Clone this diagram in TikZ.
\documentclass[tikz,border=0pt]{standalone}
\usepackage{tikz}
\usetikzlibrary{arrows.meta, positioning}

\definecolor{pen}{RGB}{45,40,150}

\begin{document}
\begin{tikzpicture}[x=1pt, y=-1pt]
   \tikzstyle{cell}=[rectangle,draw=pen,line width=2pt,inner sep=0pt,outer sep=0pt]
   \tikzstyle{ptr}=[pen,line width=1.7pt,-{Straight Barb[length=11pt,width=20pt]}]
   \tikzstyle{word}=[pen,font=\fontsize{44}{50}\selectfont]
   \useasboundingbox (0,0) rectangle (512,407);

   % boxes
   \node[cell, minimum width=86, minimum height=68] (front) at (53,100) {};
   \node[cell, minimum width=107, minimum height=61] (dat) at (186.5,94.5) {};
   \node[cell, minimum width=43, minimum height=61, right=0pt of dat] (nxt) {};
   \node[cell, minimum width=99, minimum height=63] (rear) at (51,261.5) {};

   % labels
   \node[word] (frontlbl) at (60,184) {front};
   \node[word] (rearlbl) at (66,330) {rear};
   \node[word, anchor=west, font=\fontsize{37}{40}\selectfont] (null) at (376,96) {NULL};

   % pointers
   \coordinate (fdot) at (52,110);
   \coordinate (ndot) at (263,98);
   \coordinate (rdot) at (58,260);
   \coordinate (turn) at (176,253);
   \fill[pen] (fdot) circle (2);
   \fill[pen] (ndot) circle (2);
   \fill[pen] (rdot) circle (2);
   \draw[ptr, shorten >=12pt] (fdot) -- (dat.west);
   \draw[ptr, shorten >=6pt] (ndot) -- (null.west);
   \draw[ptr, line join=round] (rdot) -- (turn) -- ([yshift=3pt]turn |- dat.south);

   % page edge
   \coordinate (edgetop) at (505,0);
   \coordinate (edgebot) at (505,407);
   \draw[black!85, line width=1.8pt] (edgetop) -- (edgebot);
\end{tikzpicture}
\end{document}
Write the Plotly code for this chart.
·····
Your task is to transcribe the material exactly.

Clone this diagram in TikZ.
\documentclass[tikz,border=0pt]{standalone}
\usepackage{tikz}
\usetikzlibrary{arrows.meta, positioning}

\definecolor{pen}{RGB}{45,40,150}

\begin{document}
\begin{tikzpicture}[x=1pt, y=-1pt]
   \tikzstyle{cell}=[rectangle,draw=pen,line width=2pt,inner sep=0pt,outer sep=0pt]
   \tikzstyle{ptr}=[pen,line width=1.7pt,-{Straight Barb[length=11pt,width=20pt]}]
   \tikzstyle{word}=[pen,font=\fontsize{44}{50}\selectfont]
   \useasboundingbox (0,0) rectangle (512,407);

   % boxes
   \node[cell, minimum width=86, minimum height=68] (front) at (53,100) {};
   \node[cell, minimum width=107, minimum height=61] (dat) at (186.5,94.5) {};
   \node[cell, minimum width=43, minimum height=61, right=0pt of dat] (nxt) {};
   \node[cell, minimum width=99, minimum height=63] (rear) at (51,261.5) {};

   % labels
   \node[word] (frontlbl) at (60,184) {front};
   \node[word] (rearlbl) at (66,330) {rear};
   \node[word, anchor=west, font=\fontsize{37}{40}\selectfont] (null) at (376,96) {NULL};

   % pointers
   \coordinate (fdot) at (52,110);
   \coordinate (ndot) at (263,98);
   \coordinate (rdot) at (58,260);
   \coordinate (turn) at (176,253);
   \fill[pen] (fdot) circle (2);
   \fill[pen] (ndot) circle (2);
   \fill[pen] (rdot) circle (2);
   \draw[ptr, shorten >=12pt] (fdot) -- (dat.west);
   \draw[ptr, shorten >=6pt] (ndot) -- (null.west);
   \draw[ptr, line join=round] (rdot) -- (turn) -- ([yshift=3pt]turn |- dat.south);

   % page edge
   \coordinate (edgetop) at (505,0);
   \coordinate (edgebot) at (505,407);
   \draw[black!85, line width=1.8pt] (edgetop) -- (edgebot);
\end{tikzpicture}
\end{document}
Write the Plotly code for this chart.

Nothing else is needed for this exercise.